» **WHAT TO DO**
Your task is to print, exactly and only, the lines from the start of the entries below through the line with "0.0, 0.0, 0.0]". Include both ends, but skip the pictures.
───── EXERCISE DATA ─────
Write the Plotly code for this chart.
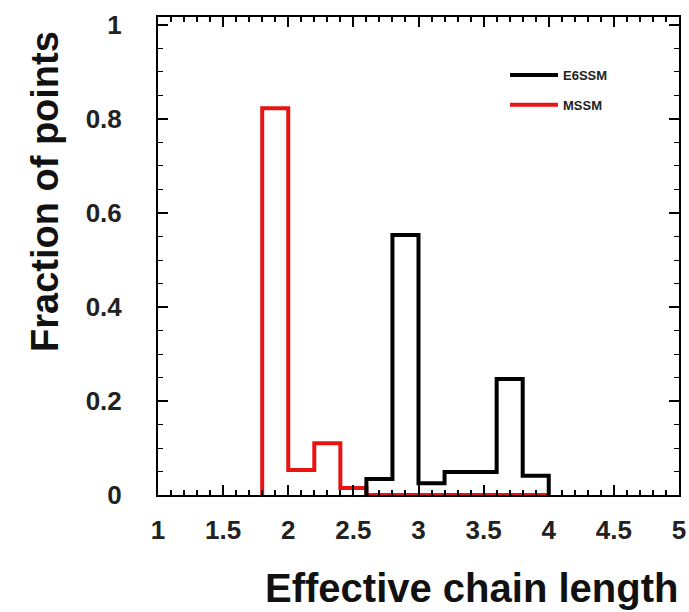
import plotly.graph_objects as go

# Data (bin edges, 0.2 wide) and fraction of points per bin
mssm_edges = [1.8, 2.0, 2.2, 2.4, 2.6, 2.8, 3.0, 3.2, 3.4, 3.6, 3.8, 4.0]
mssm_values = [0.823, 0.053, 0.110, 0.015, 0.0, 0.0, 0.0, 0.0, 0.0, 0.0, 0.0]

e6ssm_edges = [2.6, 2.8, 3.0, 3.2, 3.4, 3.6, 3.8, 4.0]
e6ssm_values = [0.034, 0.553, 0.025, 0.049, 0.049, 0.247, 0.041]

x_ticks = [1, 1.5, 2, 2.5, 3, 3.5, 4, 4.5, 5]
x_ticktext = ["1", "1.5", "2", "2.5", "3", "3.5", "4", "4.5", "5"]
y_ticks = [0, 0.2, 0.4, 0.6, 0.8, 1]
y_ticktext = ["0", "0.2", "0.4", "0.6", "0.8", "1"]


def steps(edges, values):
    xs, ys = [edges[0]], [0]
    for i, v in enumerate(values):
        xs += [edges[i], edges[i + 1]]
        ys += [v, v]
    xs.append(edges[-1])
    ys.append(0)
    return xs, ys


FONT = "Arial, 'Liberation Sans', sans-serif"

fig = go.Figure()
mx, my = steps(mssm_edges, mssm_values)
ex, ey = steps(e6ssm_edges, e6ssm_values)
fig.add_trace(go.Scatter(x=mx, y=my, mode="lines", name="MSSM",
                         line=dict(color="#e81414", width=4), legendrank=2,
                         legendgroup="b"))
fig.add_trace(go.Scatter(x=ex, y=ey, mode="lines", name="E6SSM",
                         line=dict(color="black", width=4), legendrank=1,
                         legendgroup="a"))

axis_common = dict(
    showline=True, linecolor="black", linewidth=2, mirror="allticks",
    ticks="inside", ticklen=10, tickwidth=2, tickcolor="black",
    showgrid=False, zeroline=False, automargin=False,
    tickfont=dict(family=FONT, size=26, color="#222", weight="bold"),
)

fig.update_xaxes(range=[1, 5], tickvals=x_ticks, ticktext=x_ticktext,
                 ticklabelstandoff=11,
                 minor=dict(ticks="inside", dtick=0.1, ticklen=5,
                            tickwidth=2, tickcolor="black"),
                 **axis_common)
fig.update_yaxes(range=[0, 1.017], tickvals=y_ticks, ticktext=y_ticktext,
                 ticklabelstandoff=29,
                 minor=dict(ticks="inside", dtick=0.05, ticklen=5,
                            tickwidth=1, tickcolor="black"),
                 **axis_common)

fig.update_layout(
    width=689, height=612,
    margin=dict(l=158, r=10, t=17, b=117, autoexpand=False),
    paper_bgcolor="white", plot_bgcolor="white",
    font=dict(family=FONT, color="#222"),
    showlegend=True,
    legend=dict(x=(505 - 158) / 521, y=0.91, xanchor="left", yanchor="top",
                bgcolor="rgba(0,0,0,0)", itemwidth=48,
                tracegroupgap=10,
                font=dict(family=FONT, size=13, color="#222", weight="bold")),
    annotations=[
        dict(text="<b>Effective chain length</b>", xref="paper", yref="paper",
             x=(471 - 158) / 521, y=-(588 - 495) / 478, xanchor="center",
             yanchor="middle", showarrow=False,
             font=dict(family=FONT, size=40, color="#111")),
        dict(text="<b>Fraction of points</b>", xref="paper", yref="paper",
             x=-(158 - 45) / 521, y=(495 - 192) / 478, xanchor="center",
             yanchor="middle", showarrow=False, textangle=-90,
             font=dict(family=FONT, size=38, color="#111")),
    ],
)

fig.write_html("out.html", config={"displayModeBar": False},
               post_script="document.body.style.margin='0';document.body.style.overflow='hidden';")
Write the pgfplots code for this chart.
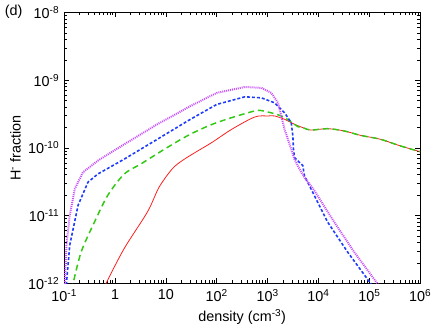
\documentclass[border=0pt]{standalone}
\usepackage{fontspec}
\setmainfont{Liberation Sans}
\usepackage{pgfplots}
\pgfplotsset{compat=1.18}

\definecolor{cred}{RGB}{250,30,30}
\definecolor{cgreen}{RGB}{50,200,20}
\definecolor{cblue}{RGB}{30,60,250}
\definecolor{cmag}{RGB}{200,80,250}

\begin{document}
\fontsize{14.5}{17}\selectfont
\begin{tikzpicture}
\begin{axis}[
    name=ax,
    scale only axis,
    width=359pt, height=273pt,
    xmode=log, ymode=log,
    xmin=0.1, xmax=1e6, ymin=1e-12, ymax=1e-8,
    xtick={1e-1,1,10,100,1e3,1e4,1e5,1e6},
    xticklabels={10\textsuperscript{-1},1,10,10\textsuperscript{2},10\textsuperscript{3},10\textsuperscript{4},10\textsuperscript{5},10\textsuperscript{6}},
    ytick={1e-12,1e-11,1e-10,1e-9,1e-8},
    yticklabels={10\textsuperscript{-12},10\textsuperscript{-11},10\textsuperscript{-10},10\textsuperscript{-9},10\textsuperscript{-8}},
    tick align=inside,
    major tick length=5pt, minor tick length=3pt,
    every tick/.style={black, line width=0.6pt},
    axis line style={line width=0.9pt},
    tick label style={font=\fontsize{14.5}{17}\selectfont},
    xticklabel style={yshift=-1pt},
    label style={font=\fontsize{14.5}{17}\selectfont},
    xlabel={density (cm\textsuperscript{-3})},
    ylabel={H\textsuperscript{-} fraction},
    xlabel style={at={(axis description cs:0.5,-0.125)}, anchor=center},
    ylabel style={at={(axis description cs:-0.1365,0.5)}, anchor=center, rotate=0},
    clip mode=individual,
  ]
  % red, solid
  \addplot[cred, line width=0.8pt, smooth] coordinates {
    (0.60,8.0e-13) (0.668,1e-12) (1.52,3.27e-12) (4.34,1.13e-11) (7.35,2.62e-11)
    (13.3,4.88e-11) (20.9,6.47e-11) (37.9,8.57e-11) (80.2,1.20e-10) (197,1.88e-10)
    (561,2.86e-10)
    (1023,2.96e-10) (1374,2.96e-10) (2155,2.64e-10) (3376,2.23e-10) (5286,1.95e-10)
    (7145,1.83e-10) (15100,1.92e-10) (31840,1.78e-10) (67300,1.53e-10)
    (1.65e5,1.34e-10) (4.06e5,1.07e-10) (1e6,8.77e-11)
  };
  % green, long dashes
  \addplot[cgreen, line width=1.5pt, dash pattern=on 6pt off 4pt, smooth] coordinates {
    (0.140,8.0e-13) (0.150,1e-12) (0.217,2.92e-12) (0.396,8.05e-12) (0.721,1.99e-11)
    (1.52,4.11e-11) (3.21,5.77e-11) (10.6,1.01e-10) (30.3,1.59e-10) (100,2.36e-10)
    (553,3.50e-10) (948,3.42e-10) (1859,2.96e-10) (2912,2.42e-10) (3936,2.06e-10)
    (5286,1.95e-10) (7145,1.83e-10) (15100,1.92e-10) (31840,1.78e-10) (67300,1.53e-10)
    (1.65e5,1.34e-10) (4.06e5,1.07e-10) (1e6,8.77e-11)
  };
  % blue, short dashes
  \addplot[cblue, line width=1.6pt, dash pattern=on 3pt off 2pt] coordinates {
    (0.108,8.0e-13) (0.111,1e-12) (0.129,3.67e-12) (0.188,1.42e-11) (0.294,3.11e-11)
    (0.460,4.11e-11) (1.52,6.82e-11) (6.79,1.34e-10) (30.3,2.64e-10) (100,4.38e-10)
    (358,5.68e-10) (757,5.48e-10) (1374,4.63e-10) (2155,3.30e-10) (2912,2.36e-10)
    (3141,1.50e-10) (3228,9.57e-11) (3376,7.22e-11) (4223,6.11e-11) (4921,5.47e-11)
    (5286,3.90e-11) (7145,2.48e-11) (15100,8.05e-12) (37040,2.92e-12)
    (1.054e5,1e-12) (1.21e5,8.4e-13)
  };
  % magenta, dotted
  \addplot[cmag, line width=2pt, dash pattern=on 1pt off 1pt] coordinates {
    (0.100,8.0e-13) (0.103,1e-12) (0.111,3.67e-12) (0.129,1.01e-11) (0.162,2.48e-11)
    (0.234,4.36e-11) (0.460,6.47e-11) (1.52,1.13e-10) (6.79,2.23e-10) (30.3,4.14e-10)
    (100,6.49e-10) (358,7.94e-10) (757,7.69e-10) (1186,6.49e-10) (1603,4.63e-10)
    (1859,2.96e-10) (2155,1.88e-10) (2510,1.34e-10) (2912,9.57e-11) (3376,6.82e-11)
    (4223,4.88e-11) (5286,3.68e-11) (8279,2.35e-11) (20320,8.05e-12) (49890,2.92e-12)
    (1.426e5,1e-12) (1.65e5,8.4e-13)
  };
\end{axis}
\node at ([shift={(-51pt,1pt)}]ax.north west) {(d)};
\end{tikzpicture}
\end{document}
─────
» **WRITTEN RESPONSE**
Write the Plotly code for this chart.
import plotly.graph_objects as go

# Data (bin edges, 0.2 wide) and fraction of points per bin
mssm_edges = [1.8, 2.0, 2.2, 2.4, 2.6, 2.8, 3.0, 3.2, 3.4, 3.6, 3.8, 4.0]
mssm_values = [0.823, 0.053, 0.110, 0.015, 0.0, 0.0, 0.0, 0.0, 0.0, 0.0, 0.0]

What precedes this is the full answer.